# [Information supplied]
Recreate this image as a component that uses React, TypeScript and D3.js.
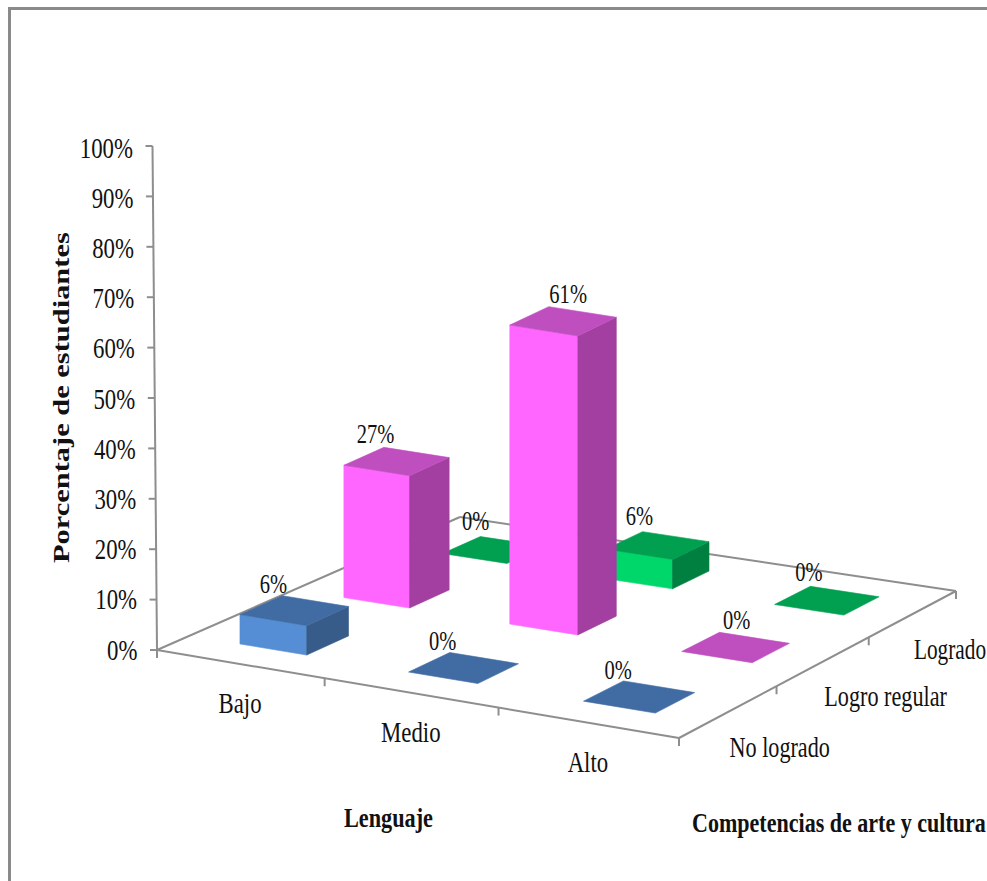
import * as d3 from "d3";
import React, { useEffect, useRef } from "react";

const lenguaje = ["Bajo", "Medio", "Alto"];
const competencias = ["No logrado", "Logro regular", "Logrado"];
const noLogrado = [6, 0, 0];
const logroRegular = [27, 61, 0];
const logrado = [0, 6, 0];
const seriesValues = [noLogrado, logroRegular, logrado];
const yTicks = [0, 10, 20, 30, 40, 50, 60, 70, 80, 90, 100];

const WIDTH = 987;
const HEIGHT = 881;
const SERIF = "'Liberation Serif', 'Times New Roman', serif";
const AXIS_COLOR = "#8e8e8e";

// front, top, side
const colors = [
  ["#558ed5", "#416ca3", "#375c8a"],
  ["#ff66ff", "#bf4fbf", "#a33fa0"],
  ["#00d76b", "#00a050", "#008040"],
];

// floor corners of the box, the picture is in perspective so map the unit square with a homography
const floorA: [number, number] = [157, 650];
const floorB: [number, number] = [679, 738];
const floorC: [number, number] = [956, 591];
const floorD: [number, number] = [460, 517];

const makeFloor = () => {
  const dx1 = floorB[0] - floorC[0];
  const dx2 = floorD[0] - floorC[0];
  const sx = floorA[0] - floorB[0] + floorC[0] - floorD[0];
  const dy1 = floorB[1] - floorC[1];
  const dy2 = floorD[1] - floorC[1];
  const sy = floorA[1] - floorB[1] + floorC[1] - floorD[1];
  const det = dx1 * dy2 - dx2 * dy1;
  const g = (sx * dy2 - dx2 * sy) / det;
  const h = (dx1 * sy - sx * dy1) / det;
  const a = floorB[0] - floorA[0] + g * floorB[0];
  const b = floorD[0] - floorA[0] + h * floorD[0];
  const d = floorB[1] - floorA[1] + g * floorB[1];
  const e = floorD[1] - floorA[1] + h * floorD[1];
  return (u: number, v: number): [number, number] => {
    const w = g * u + h * v + 1;
    return [(a * u + b * v + floorA[0]) / w, (d * u + e * v + floorA[1]) / w];
  };
};

const App: React.FC = () => {
  const svgRef = useRef<SVGSVGElement>(null);

  useEffect(() => {
    const svg = d3.select(svgRef.current);
    svg.selectAll("*").remove();

    const floor = makeFloor();
    const uScale = d3.scaleBand<string>().domain(lenguaje).range([0, 1]).paddingInner(0.6).paddingOuter(0.3);
    const vScale = d3.scaleBand<string>().domain(competencias).range([0, 1]).paddingInner(0.6).paddingOuter(0.3);
    const yScale = d3.scaleLinear().domain([0, 100]).range([650, 146]);
    const yAxisX = d3.scaleLinear().domain([0, 100]).range([157, 152.5]);
    const yLabelY = d3.scaleLinear().domain([0, 100]).range([659.5, 157.5]);
    const barHeight = d3.scaleLinear().domain([0, 100]).range([0, 490]);
    const poly = d3.line();

    const addText = (
      txt: string,
      x: number,
      y: number,
      size: number,
      anchor: string = "middle",
      sx: number = 0.76,
    ) => {
      const t = svg
        .append("text")
        .attr("transform", `translate(${x},${y}) scale(${sx},1)`)
        .attr("font-family", SERIF)
        .attr("font-size", size)
        .attr("fill", "#111")
        .attr("text-anchor", anchor)
        .text(txt);
      // keep the text inside the page on the right
      if (anchor === "start") {
        const natural = (t.node() as SVGTextElement).getComputedTextLength();
        const fit = Math.min(sx, (WIDTH - 1 - x) / natural);
        t.attr("transform", `translate(${x},${y}) scale(${fit},1)`);
      }
    };

    // frame
    svg
      .append("path")
      .attr("d", `M9.5,${HEIGHT} V8.5 H${WIDTH}`)
      .attr("fill", "none")
      .attr("stroke", "#8a8a8a")
      .attr("stroke-width", 3);

    // y axis
    svg
      .append("line")
      .attr("x1", yAxisX(0))
      .attr("y1", yScale(0))
      .attr("x2", yAxisX(100))
      .attr("y2", yScale(100))
      .attr("stroke", AXIS_COLOR)
      .attr("stroke-width", 2);
    yTicks.forEach((t) => {
      svg
        .append("line")
        .attr("x1", yAxisX(t) - 7)
        .attr("x2", yAxisX(t))
        .attr("y1", yScale(t))
        .attr("y2", yScale(t))
        .attr("stroke", AXIS_COLOR)
        .attr("stroke-width", 2);
      addText(`${t}%`, yAxisX(t) - 19.5, yLabelY(t), 30, "end");
    });

    // floor edges and ticks
    [
      [floorA, floorB],
      [floorB, floorC],
      [floorC, floorD],
      [floorD, floorA],
    ].forEach((edge) => {
      svg
        .append("path")
        .attr("d", poly(edge as [number, number][]))
        .attr("stroke", AXIS_COLOR)
        .attr("stroke-width", 2)
        .attr("fill", "none");
    });
    [0, 1, 2, 3].forEach((i) => {
      const p = floor(i / 3, 0);
      const q = floor(1, i / 3);
      [p, q].forEach((pt) => {
        svg
          .append("line")
          .attr("x1", pt[0])
          .attr("x2", pt[0])
          .attr("y1", pt[1])
          .attr("y2", pt[1] + 8)
          .attr("stroke", AXIS_COLOR)
          .attr("stroke-width", 2);
      });
    });

    // bars from back to front
    const labels: { txt: string; x: number; y: number }[] = [];
    d3.range(competencias.length - 1, -1, -1).forEach((row) => {
      lenguaje.forEach((cat, col) => {
        const value = seriesValues[row][col];
        const u0 = uScale(cat)!;
        const u1 = u0 + uScale.bandwidth();
        const v0 = vScale(competencias[row])!;
        const v1 = v0 + vScale.bandwidth();
        const h = barHeight(value);
        const up = (p: [number, number]): [number, number] => [p[0] + 1, p[1] - h];
        const base = (p: [number, number]): [number, number] => [p[0] + 1, p[1]];
        const fl = floor(u0, v0);
        const fr = floor(u1, v0);
        const br = floor(u1, v1);
        const bl = floor(u0, v1);
        const [front, top, side] = colors[row];

        const face = (pts: [number, number][], fill: string) => {
          svg
            .append("path")
            .attr("d", poly(pts) + "Z")
            .attr("fill", fill)
            .attr("stroke", fill)
            .attr("stroke-width", 0.6);
        };
        if (value > 0) {
          face([base(fl), base(fr), up(fr), up(fl)], front);
          face([base(fr), base(br), up(br), up(fr)], side);
        }
        face([up(fl), up(fr), up(br), up(bl)], top);

        const cx = d3.mean([fl, fr, br, bl], (p) => p[0])!;
        const cy = d3.mean([fl, fr, br, bl], (p) => p[1])! - h;
        // labels were moved around by hand in the original, back row sits a bit higher
        let dx = row === 2 ? -17 : -20;
        if (value === 61) dx = 6;
        if (row === 1 && col === 2) dx = 2;
        labels.push({ txt: `${value}%`, x: cx + dx, y: cy - (row === 2 ? 20 : 18) });
      });
    });
    labels.forEach((l) => addText(l.txt, l.x, l.y, 27));

    // category labels
    lenguaje.forEach((cat) => {
      const p = floor(uScale(cat)! + uScale.bandwidth() / 2, 0);
      addText(cat, p[0], p[1] + 49, 30);
    });
    competencias.forEach((c) => {
      const p = floor(1, vScale(c)! + vScale.bandwidth() / 2);
      addText(c, p[0] + 1, p[1] + 45, 30, "start", 0.74);
    });

    // titles, squeezed to the measured width instead of textLength
    const addTitle = (txt: string, x: number, y: number, len: number, size: number, rotate = 0) => {
      const t = svg
        .append("text")
        .attr("font-family", SERIF)
        .attr("font-size", size)
        .attr("font-weight", "bold")
        .attr("fill", "#111")
        .text(txt);
      const natural = (t.node() as SVGTextElement).getComputedTextLength();
      t.attr("transform", `translate(${x},${y}) rotate(${rotate}) scale(${len / natural},1)`);
    };
    addTitle("Porcentaje de estudiantes", 69, 563, 331, 23, -90);
    addTitle("Lenguaje", 344, 827, 89, 27);
    addTitle("Competencias de arte y cultura", 692, 832, 294, 27);
  }, []);

  return (
    <div style={{ position: "absolute", left: 0, top: 0 }}>
      <svg ref={svgRef} width={WIDTH} height={HEIGHT} style={{ display: "block", background: "#fff" }}></svg>
    </div>
  );
};

export default App;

# [Aim]
List each line in the listing that contains the string "React".

# [Exercise result]
Recreate this image as a component that uses React, TypeScript and D3.js.
import React, { useEffect, useRef } from "react";
const App: React.FC = () => {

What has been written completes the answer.